The Nectar D’Or was served to us after a tasting of the Original, and I had mine in Dr. Lumsden’s favorite way, over ice. I had honestly forgotten how darn nice this whisky was. The nose was full of sweet citrus, lemon meringue pie, and yummy honey. The palate showed pineapple sponge cake, French oak notes of clove and star anise, and again, wonderful pure citrus fruit notes. The Sauternes wood here is really working its magic.
Then it was time to learn about The Ealanta, the fourth whisky in the annually released “Private Collection”. Ealanta is a Scottish Gaelic word meaning “skilled” or “expert.” In this case it is Dr. Bill Lumsden who is the skilled expert, since he shepherded this originally experimental batch of 156 prototype casks to us in an exceptional manner. The new-make spirit here does not see any of the ex-bourbon barrels. It has been aging since 1993, 19 and a half years, solely in heavily toasted Mark Twain virgin American oak. A mistake on the bottle’s label states that it is heavily charred as opposed to heavily toasted. Nevertheless, the unique and special conditions surrounding the maturation are key to understanding how such a delicate and nuanced spirit can survive and indeed thrive in these casks.
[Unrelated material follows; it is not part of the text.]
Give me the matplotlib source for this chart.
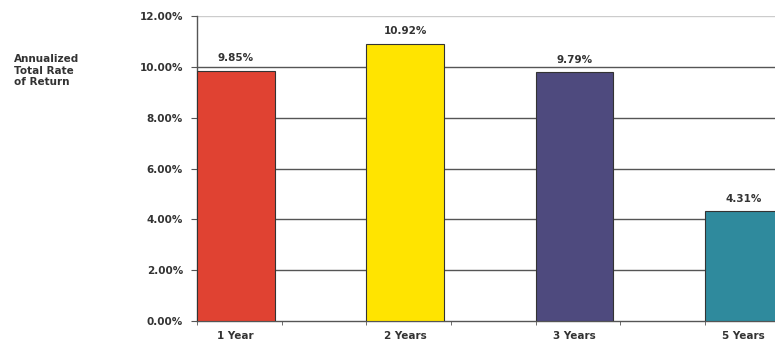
import matplotlib.pyplot as plt
import numpy as np

plt.rcParams['font.family'] = ['DejaVu Sans']

periods = ['1 Year', '2 Years', '3 Years', '5 Years']
returns = [9.85, 10.92, 9.79, 4.31]
bar_colors = ['#E04232', '#FFE400', '#4E4A7E', '#2F8A9D']
yticks = [0, 2, 4, 6, 8, 10, 12]

fig = plt.figure(figsize=(7.75, 3.5), dpi=100)
ax = fig.add_axes([0.254, 0.083, 0.746, 0.871])

x = np.arange(len(periods))
w = 0.46
ax.bar(x, returns, width=w, color=bar_colors, edgecolor='#333333',
       linewidth=0.8, zorder=3)

for xi, v in zip(x, returns):
    ax.text(xi, v + 0.3, f'{v:.2f}%', ha='center', va='bottom',
            fontsize=7.5, fontweight='bold', color='#333333')

ax.set_xlim(-w / 2, 3.184)
ax.set_ylim(0, 12)
ax.set_yticks(yticks)
ax.set_yticklabels([f'{t:.2f}%' for t in yticks])
for t in yticks[1:-1]:
    ax.axhline(t, color='#555555', linewidth=1.0, zorder=1)
ax.axhline(12, color='#cccccc', linewidth=1.0, zorder=1)

ax.set_xticks(x)
ax.set_xticklabels(periods)
# small marks every half category, starting at the first bar's left edge
ax.set_xticks(np.arange(-w / 2, 3.2, 0.5), minor=True)
ax.tick_params(axis='x', which='major', length=0, pad=7)
ax.tick_params(axis='x', which='minor', length=3, color='#555555')
ax.tick_params(axis='y', length=4, color='#555555', pad=6)
for lbl in ax.get_xticklabels() + ax.get_yticklabels():
    lbl.set_fontsize(7.5)
    lbl.set_fontweight('bold')
    lbl.set_color('#333333')

for side in ['top', 'right']:
    ax.spines[side].set_visible(False)
ax.spines['left'].set_color('#555555')
ax.spines['bottom'].set_color('#555555')
ax.spines['left'].set_linewidth(1.0)
ax.spines['bottom'].set_linewidth(1.0)

fig.text(0.018, 0.845, 'Annualized\nTotal Rate\nof Return', ha='left', va='top',
         fontsize=7.5, fontweight='bold', color='#333333', linespacing=1.2)

fig.savefig('out.png', dpi=100)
The toasting is key as there is no direct flame contact, just high heat. Think of how a toaster cooks your bread, as opposed to trying to make breakfast with a blowtorch! Heavy charring exposes many more layers of wood, making the staves much more porous, and obviously, charred wood has much more color to impart. The nature of heavy charring is a legal requirement and in many ways essential to bourbon producers. So the heavy toast used in the Ealanta casks opens up just enough of the wood layers for the whisky to gently soak in, and removes unwanted flavors that would come from an untreated surface.
Then there are the special dunnage warehouses, with open earth floors (plenty of humidity) and barrels stacked a maximum of three high (plenty of air moving around and through the barrels). This damp environment creates conditions that balance out powerful oak influences.
After our 30-minute presentation on the Ealanta, it was time to taste and see what all this meant. What would the whisky taste like? It didn’t disappoint.
The color a beautiful and deep mahogany. The nose full of beautiful butterscotch, creamy vanilla, and baked citrus. The palate rich and full of toffee, maple, pecan, and delicate wood spice. Then there is something else special happening here, a hint of effervescence, while the addition of water brings out a very refreshing minty tone that really creates a beautifully clean and delightful finish.
This release follows the original Sonnalta PX, the Finealta and the Artein. There were only 3550 cases produced, but with 50% of those coming to the US, you have ample, but not masses, of opportunity to sample what I think is the best so far and retails for an extremely reasonable price.